Spring 2021 Undergraduate Studios

ARCH 3017 | Sonit Bafna

Manner and Style

How do architects shape buildings to be about something, not just places to be in? One route is that of the design concept—an idea, or a metaphor, or an image imposed on the design to give it intellectual heft. Another route, which we will explore in this studio, is that of the personal style, an approach where the architect’s way of seeing and understanding the world is made manifest in the way the project is shaped. What the design is about, then, is this personal take on the world, and the way it illuminates the given project.

Students will be set on this route by being asked to work in the manner of an architect or firm of established critical repute. Working immersed in this way, students will not only learn directly from masters but also be able to test the fit of the perspective they receive against their own sensibilities and beliefs, adjusting them till their own takes on their studio projects are sharpened enough for a distinctive character to emerge in their designs.

ARCH 3017 | Mark Cottle

Structure of the Ordinary: Housing in Barcelona

The Ajuntament of Barcelona seeks to build new infill housing in the city center. The need is especially pressing, since, over the past few years, increasing global gentrification and short-term rentals for tourists have severely reduced the inventory of housing available for people who actually live and work in the city.
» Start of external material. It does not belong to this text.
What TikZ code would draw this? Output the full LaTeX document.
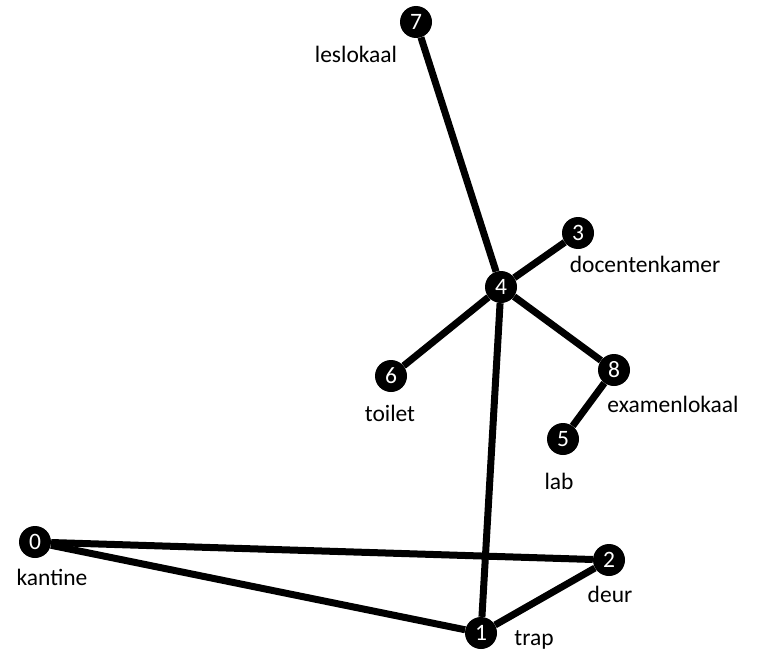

The Ajuntament is asking for flexible and adaptable accommodations, sensitive and responsive to a wide range of situations. Accordingly, like recent design competition briefs and calls for housing proposals in many European municipalities, they specifically request designs with rooms that are non-hierarchical, function-neutral, and do double duty. The brief also calls for significant communal spaces, including a kitchen, laundry, lounge, work rooms, play areas, and gardens.

 

ARCH 3017 | George Johnston

Watersheds

This studio will explore the physics and metaphysics of water as an essential generative consideration for urban dwelling. How can we rethink our wasteful habits of intensive water use through the design of more regenerative systems of flow, form, and life? The studio will interrogate the socio-cultural conventions of habitation through a liquid lens - from source to sink to stream, and back again. How can we rekindle an awareness of dwelling as being part of a larger cycle, not merely as so many bodies and buildings and sites shedding water but as mindful practices of stewardship of an extended, inhabited watershed?

ARCH 4017 | John Peponis

Museums as Interactive Environments: How Do Visitors Perceive Exhibition Works?

Museums and galleries deliberately bring together, for the benefit of their visitors, two of the fundamental meanings of the verb “to see”: to perceive with the eyes and to perceive or apprehend with the mind. Implicit in the nature of museums and galleries is a further conjunction between seeing and moving. We move to see displays from different points of view, whether a different angle or a different distance. As collections grow larger, we move to see objects placed in different rooms or classified in different compartments. The conjunction of seeing and moving produces patterns of spatial and visual narrative, of meaningfulness unfolding over space and time.

Museum space thus becomes a communicative medium in its own right. We can distinguish three authorial voices: the displays themselves; the arrangement and the architecture of an exhibition; and the design of the museum or gallery building. The aim of this studio is to design exhibition space taking into account the architecture of the museum building and the character of the exhibits. The collaboration with industrial design with allow us to also integrate interactive technologies and media that enhance visitor experience, perception and understanding.

ARCH 4017 | Ryan Roark

Mechanicsville 2030

In this studio, students will explore the relationship between groundup building and renovation of older buildings by developing a series of proposals for the stretch of Whitehall Street at the northern boundary of Mechanicsville, a neighborhood just south of downtown Atlanta. Whitehall Street is currently comprised of many empty lots and derelict or partially used buildings (as well as some intact, functioning buildings) and will likely be developed in the near future. Our two primary objectives for proposals along this stretch will be (1) to investigate how our treatment of existing building fabric alongside new building telegraphs a specific view of history (and the architect’s role in shaping that view) and (2) to mitigate gentrification, which so often goes hand-in-and with revitalization.